An early fashion-runway-style -sequence illustrates the various figures who preceded and influenced Gaga, like Boy George (a contemporary of Bowery's), Cher, Grace Jones and Björk. In one of many startling images, Gaga (Kimberly Persona) then appears, her outfit cobbled together from bits of all their outfits. (Matt Jackson created the effective sets and costumes.)
Newton uses many devices besides Bowery's campy narration to structure the piece: a figure called the Little Monster (Tyson James) acts as a Gaga acolyte, and big projected words like "Martyrdom" and "Redemption" make us feel like we're witnessing some Catholic ritual. Camille Paglia (Gavin Crawford) appears a couple of times to criticize Gaga.
It's messy, but there are nuggets of brilliance. Newton's send-up of contemporary hipsters is played to deadpan perfection by Chy Ryan Spain and Kyle Travis Young. And his look at the dark side of creativity and fame in a sequence on "party monster" Michael Selig (Young) is chilling, especially when Selig sings Radiohead's Creep from what looks to be a prison room but then, in a flip of Jackson's set, turns into something more sinister.

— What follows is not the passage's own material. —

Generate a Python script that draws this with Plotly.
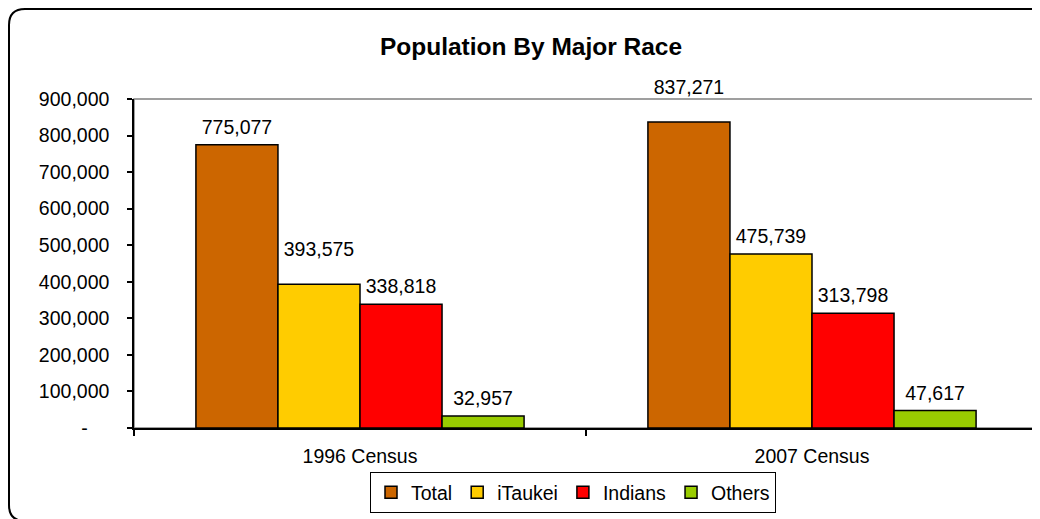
import plotly.graph_objects as go

categories = ["1996 Census", "2007 Census"]
series_names = ["Total", "iTaukei", "Indians", "Others"]
total = [775077, 837271]
itaukei = [393575, 475739]
indians = [338818, 313798]
others = [32957, 47617]
series_values = [total, itaukei, indians, others]
colors = ["#CC6600", "#FFCC00", "#FF0000", "#99CC00"]
tick_vals = [0, 100000, 200000, 300000, 400000, 500000, 600000, 700000, 800000, 900000]
tick_text = ["-\u00a0\u00a0\u00a0\u00a0", "100,000", "200,000", "300,000", "400,000",
             "500,000", "600,000", "700,000", "800,000", "900,000"]

# label spacing style (invisible marker size sets the distance of the label above the bar)
label_pad = {"Total": [8, 36], "iTaukei": [36, 8], "Indians": [8, 8], "Others": [8, 8]}

# the page shows the figure with an 8px offset, so the figure is 8px smaller
W, H = 1032, 511
L, R, T, B = 126, 2, 91, 91
FONT = "Arial, Liberation Sans, sans-serif"
FS = 19.5
GAP = 0.274

fig = go.Figure()
for name, vals, col in zip(series_names, series_values, colors):
    fig.add_trace(go.Bar(
        name=name, x=categories, y=vals, offsetgroup=name,
        marker=dict(color=col, line=dict(color="black", width=1.5)),
        hoverinfo="name+y",
    ))
for name, vals in zip(series_names, series_values):
    fig.add_trace(go.Scatter(
        x=categories, y=vals, offsetgroup=name, mode="markers+text",
        marker=dict(size=label_pad[name], opacity=0),
        text=[f"{v:,}" for v in vals], textposition="top center",
        textfont=dict(family=FONT, size=FS, color="black"),
        showlegend=False, cliponaxis=False, hoverinfo="skip",
    ))

pw, ph = W - L - R, H - T - B
def px(x):
    return (x - L) / pw
def py(y):
    return (H - B - y) / ph

# outer rounded border (figure pixel coordinates)
x0, y0, x1, y1, r = 1, 1, 1060, 513, 16
path = (f"M {px(x0)},{py(y0 + r)} Q {px(x0)},{py(y0)} {px(x0 + r)},{py(y0)} "
        f"L {px(x1)},{py(y0)} L {px(x1)},{py(y1)} L {px(x0 + r)},{py(y1)} "
        f"Q {px(x0)},{py(y1)} {px(x0)},{py(y1 - r)} Z")

fig.update_layout(
    width=W, height=H,
    margin=dict(l=L, r=R, t=T, b=B),
    barmode="group", bargap=GAP, bargroupgap=0,
    scattermode="group", scattergap=GAP,
    plot_bgcolor="white", paper_bgcolor="white",
    font=dict(family=FONT, size=FS, color="black"),
    title=dict(text="<b>Population By Major Race</b>", x=523 / W, xanchor="center",
               xref="container", y=1 - 38 / H, yanchor="middle", yref="container",
               font=dict(family=FONT, size=24.5, color="black")),
    showlegend=True,
    legend=dict(orientation="h", x=px(565), xanchor="center", y=py(464), yanchor="top",
                bordercolor="black", borderwidth=1, font=dict(family=FONT, size=FS, color="black"),
                bgcolor="white"),
    shapes=[
        dict(type="rect", xref="paper", yref="paper", x0=0, x1=1, y0=0, y1=1,
             line=dict(color="#808080", width=1.5), layer="below"),
        dict(type="path", xref="paper", yref="paper", path=path,
             line=dict(color="black", width=2)),
    ],
)
fig.update_yaxes(range=[0, 900000], tickvals=tick_vals, ticktext=tick_text,
                 showgrid=False, zeroline=False, showline=True, linecolor="black", linewidth=1.5,
                 ticks="outside", ticklen=5, tickcolor="black", tickwidth=1.5,
                 ticklabelstandoff=14)
fig.update_xaxes(showgrid=False, showline=True, linecolor="black", linewidth=1.5,
                 ticks="outside", tickson="boundaries", ticklen=6, tickcolor="black", tickwidth=1.5,
                 ticklabelstandoff=10)

fig.write_html("out.html")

Musical surprises abound. Gaga duets on Creep with Poker Face, and Edge Of Glory is juxtaposed with Queen's Radio Gaga, the arrangements always illuminating. The chorus from Bad Romance sounds like a Gregorian chant.
There's not a weak link in the cast. Dow shows the intelligence and pain beneath Bowery's intentionally gaudy exterior, and Crawford, Spain and Young create quick portraits without resorting to caricature. Persona has Gaga's nasally inflected voice down pat and, during one moment on opening night, embraced the spirit of the show by turning a wardrobe malfunction (a fallen wig) into a statement.
Now, that's making an art of performance.